Goal: From the entries below, please gather each line containing the string "code".

Data provided:
----------
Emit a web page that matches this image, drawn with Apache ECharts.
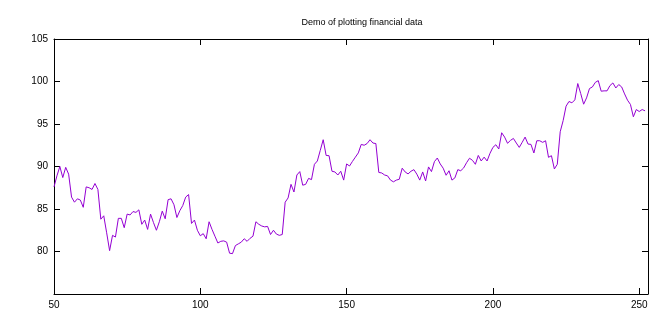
----------
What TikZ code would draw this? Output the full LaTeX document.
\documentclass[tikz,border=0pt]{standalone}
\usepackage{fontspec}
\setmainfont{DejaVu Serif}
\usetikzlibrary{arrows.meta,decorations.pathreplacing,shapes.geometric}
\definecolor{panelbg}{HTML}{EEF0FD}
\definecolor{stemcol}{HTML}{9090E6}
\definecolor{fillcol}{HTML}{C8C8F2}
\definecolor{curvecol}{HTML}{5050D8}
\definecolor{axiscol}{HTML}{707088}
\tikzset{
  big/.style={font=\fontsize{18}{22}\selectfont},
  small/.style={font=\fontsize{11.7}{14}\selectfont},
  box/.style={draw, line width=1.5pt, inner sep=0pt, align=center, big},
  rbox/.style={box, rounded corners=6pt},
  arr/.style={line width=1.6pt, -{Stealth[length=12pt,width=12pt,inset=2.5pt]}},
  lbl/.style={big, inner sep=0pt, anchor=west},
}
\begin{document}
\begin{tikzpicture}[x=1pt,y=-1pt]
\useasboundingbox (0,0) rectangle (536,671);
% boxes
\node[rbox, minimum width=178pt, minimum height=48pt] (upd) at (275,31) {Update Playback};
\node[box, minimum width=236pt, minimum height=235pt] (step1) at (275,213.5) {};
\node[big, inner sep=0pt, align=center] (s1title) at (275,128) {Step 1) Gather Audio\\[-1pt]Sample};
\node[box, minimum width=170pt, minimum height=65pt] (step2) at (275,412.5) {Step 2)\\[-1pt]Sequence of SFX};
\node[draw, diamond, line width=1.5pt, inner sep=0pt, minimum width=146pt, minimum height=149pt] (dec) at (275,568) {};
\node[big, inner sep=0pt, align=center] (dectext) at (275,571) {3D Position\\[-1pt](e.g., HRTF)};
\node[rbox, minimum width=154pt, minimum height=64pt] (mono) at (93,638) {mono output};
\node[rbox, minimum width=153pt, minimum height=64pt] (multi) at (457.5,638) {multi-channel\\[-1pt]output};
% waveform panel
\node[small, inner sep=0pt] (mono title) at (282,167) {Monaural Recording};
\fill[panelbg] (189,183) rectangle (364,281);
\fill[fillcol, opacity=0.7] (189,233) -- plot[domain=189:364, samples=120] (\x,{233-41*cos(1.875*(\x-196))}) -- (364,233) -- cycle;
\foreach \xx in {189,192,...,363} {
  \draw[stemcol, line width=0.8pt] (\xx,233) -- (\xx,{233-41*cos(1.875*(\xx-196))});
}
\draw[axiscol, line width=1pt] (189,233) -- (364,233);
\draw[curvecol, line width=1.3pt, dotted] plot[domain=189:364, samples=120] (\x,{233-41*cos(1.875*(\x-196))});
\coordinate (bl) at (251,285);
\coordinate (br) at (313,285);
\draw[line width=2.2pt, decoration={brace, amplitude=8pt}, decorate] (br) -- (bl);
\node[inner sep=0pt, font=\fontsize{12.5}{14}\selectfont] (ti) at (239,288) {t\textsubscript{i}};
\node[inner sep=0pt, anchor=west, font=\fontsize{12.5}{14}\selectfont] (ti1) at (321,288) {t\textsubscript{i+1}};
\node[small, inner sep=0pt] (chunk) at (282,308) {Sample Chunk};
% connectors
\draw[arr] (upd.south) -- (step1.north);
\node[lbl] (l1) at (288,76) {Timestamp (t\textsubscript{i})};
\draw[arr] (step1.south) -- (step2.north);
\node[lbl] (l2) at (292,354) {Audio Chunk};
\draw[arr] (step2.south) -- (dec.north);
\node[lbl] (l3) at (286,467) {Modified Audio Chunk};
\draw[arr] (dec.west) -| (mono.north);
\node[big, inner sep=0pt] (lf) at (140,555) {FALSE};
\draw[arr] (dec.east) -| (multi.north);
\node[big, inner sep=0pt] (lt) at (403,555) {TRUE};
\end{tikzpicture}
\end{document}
----------
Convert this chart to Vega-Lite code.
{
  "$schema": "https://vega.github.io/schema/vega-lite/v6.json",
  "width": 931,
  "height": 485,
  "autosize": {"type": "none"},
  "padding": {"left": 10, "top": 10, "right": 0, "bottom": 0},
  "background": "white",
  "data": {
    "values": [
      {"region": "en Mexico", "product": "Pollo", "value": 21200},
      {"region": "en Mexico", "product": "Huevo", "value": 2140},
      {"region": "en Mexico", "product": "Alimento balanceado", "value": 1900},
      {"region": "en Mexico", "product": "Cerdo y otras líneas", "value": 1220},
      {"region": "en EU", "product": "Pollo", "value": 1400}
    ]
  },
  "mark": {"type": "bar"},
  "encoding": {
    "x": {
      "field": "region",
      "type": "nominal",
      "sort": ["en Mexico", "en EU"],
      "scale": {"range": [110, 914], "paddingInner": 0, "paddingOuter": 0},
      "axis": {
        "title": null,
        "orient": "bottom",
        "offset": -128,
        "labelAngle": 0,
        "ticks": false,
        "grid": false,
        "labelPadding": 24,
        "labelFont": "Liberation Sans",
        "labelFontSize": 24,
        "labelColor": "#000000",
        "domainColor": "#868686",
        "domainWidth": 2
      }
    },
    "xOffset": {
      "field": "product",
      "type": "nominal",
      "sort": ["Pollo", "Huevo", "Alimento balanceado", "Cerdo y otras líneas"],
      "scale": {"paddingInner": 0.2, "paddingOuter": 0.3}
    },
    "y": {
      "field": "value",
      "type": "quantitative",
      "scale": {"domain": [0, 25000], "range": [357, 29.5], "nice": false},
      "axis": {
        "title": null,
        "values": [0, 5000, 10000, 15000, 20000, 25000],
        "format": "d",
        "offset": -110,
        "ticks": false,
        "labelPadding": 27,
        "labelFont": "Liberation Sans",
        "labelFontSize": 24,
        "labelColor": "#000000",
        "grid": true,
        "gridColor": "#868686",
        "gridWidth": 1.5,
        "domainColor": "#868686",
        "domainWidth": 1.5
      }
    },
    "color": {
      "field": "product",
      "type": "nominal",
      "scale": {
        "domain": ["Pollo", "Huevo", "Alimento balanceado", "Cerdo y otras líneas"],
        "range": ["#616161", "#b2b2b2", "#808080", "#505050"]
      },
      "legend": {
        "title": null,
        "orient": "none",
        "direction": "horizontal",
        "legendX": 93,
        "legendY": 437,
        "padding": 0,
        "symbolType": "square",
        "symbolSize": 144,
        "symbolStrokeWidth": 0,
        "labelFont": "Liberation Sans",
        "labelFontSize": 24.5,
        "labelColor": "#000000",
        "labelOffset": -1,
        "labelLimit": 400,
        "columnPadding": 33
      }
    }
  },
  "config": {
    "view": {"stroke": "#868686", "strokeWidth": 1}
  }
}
----------
Answer to this problem:
What TikZ code would draw this? Output the full LaTeX document.
Convert this chart to Vega-Lite code.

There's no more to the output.